È con insolito piacere che mi sono dedicato a questo nuovo, sin troppo rimandato, volume dedicato ai Cani Sciolti di Gianfranco Manfredi. Chi segue questa rubrica sa benissimo quanto io abbia apprezzato gli episodi pubblicati in formato mensile da edicola, tra i primi esperimenti del progetto Audace.
Purtroppo si trattò di un esperimento non andato a buon fine e che lasciò la seria tronca ed i fan scontenti. Per chi non lo sapesse, Cani Sciolti racconta la storia di sei amici in un arco narrativo che si dipana tra le rivolte studenesche a Milano e la seconda metà degli anni ’80. Neanche a fara apposta, i personaggi sono dei perfetti archetipi che si evolvono mostrando con, a volte, punti di vista assai differenti, come la vita sociale in Italia, e a Milano per la precisione, si sia evoluta nel corso delle due decadi.

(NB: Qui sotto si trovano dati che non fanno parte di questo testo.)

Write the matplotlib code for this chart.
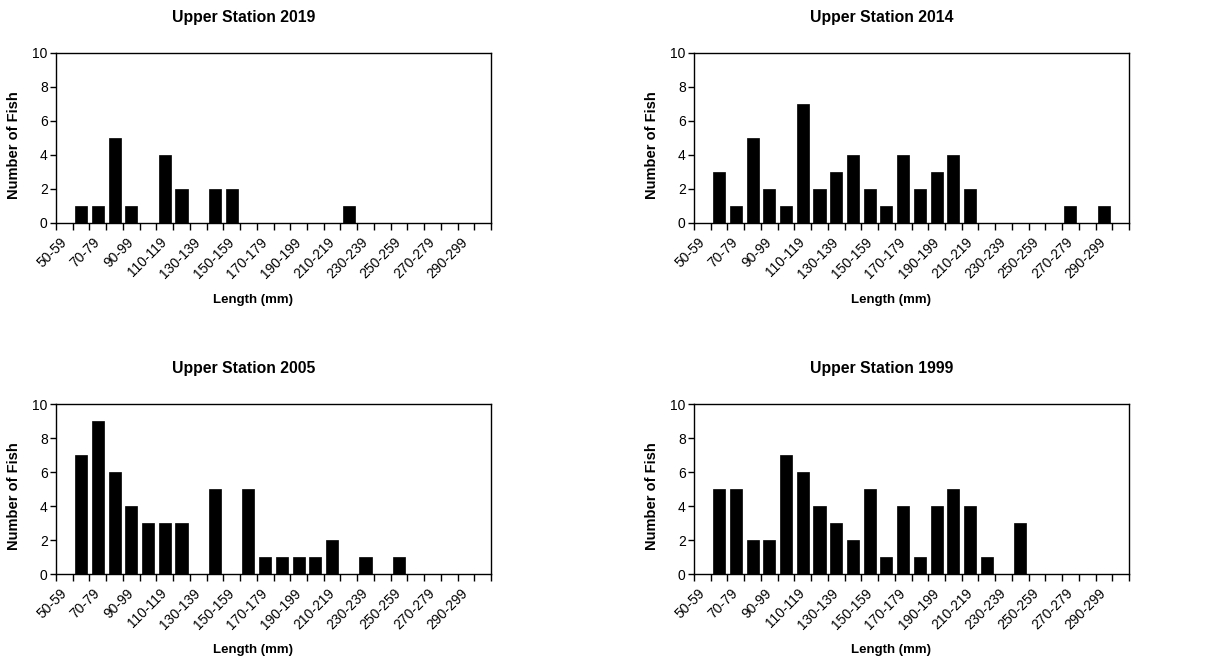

La struttura narrativa è quella ormai resa canonica da Lost con salti temporali in avanti ed indietro che raccontano la storia in modo non lineare e che lasciano spazio a tutti gli innesti successivi possibili. Non è un caso che nei primi due episodi, di fatto, veniva raccontato l’inizio e la fine della storia.
Ogni episodio, e questo volume non è da meno, veniva accompagnato dalle note editoriali dello stesso Manfredi che ne approfittava per raccontare il costume degli italiani al tempo del capitolo raccontato. E credetemi, non è una esagerazione, in certi passaggi queste informazioni avevano pù valenza d un qualsiasi libro di storia del costume.
Nel volume appena pubblicato viene raccontata l’evoluzione del sistema famiglia. Di come la struttura piccolo e medio borghese si andava trasformando, portando all’evoluzione dei modelli canonici in qualcosa che, forse, non è ancora giunto ad un punto stabile. Fatto sta che tutto quello che veniva definito famiglia tradizionale, con tanto di pater familias nel ruolo di decisore, si è andato lentamente estinguendo.
Così da una parte assistiamo al giovane Mino farsi strada nel mondo della canzonetta, ed intanto scopre la verità sulla relazione tra suo padre e sua madre. Nella seconda storia, si ritorna in un contesto più provinciale mentre la famiglia tradizionale si scontra con la Milano degli attentati e dell’amore libero.
La capacità narrativa di Manfredi è proprio quella di approfondire la psicologia dei personaggi mentre, nel frattempo la storia principale si dipana su un percorso che accompagna narrativa e costume.
I disegni di Gerasi sono superlativi. Sergio è bravissimo nel raccontare la sua Milano, dalla descrizione degli stabili, fino ad i vestiti e le espressioni. Tutto si intreccia in un sapiente storytelling dove la regia gestisce alla perfezione il ritmo narrativo.
A questo punto c’è solo da sperare che questo nuovo volume sia il primo di una nuova era. Gli episodi mancanti erano otto e si spera che in questo nuovo formato possano vivere una seconda vita ed arrivare appunto a completare la storia principale e, chissà, magari espandere il tutto con episodi completamente nuovi.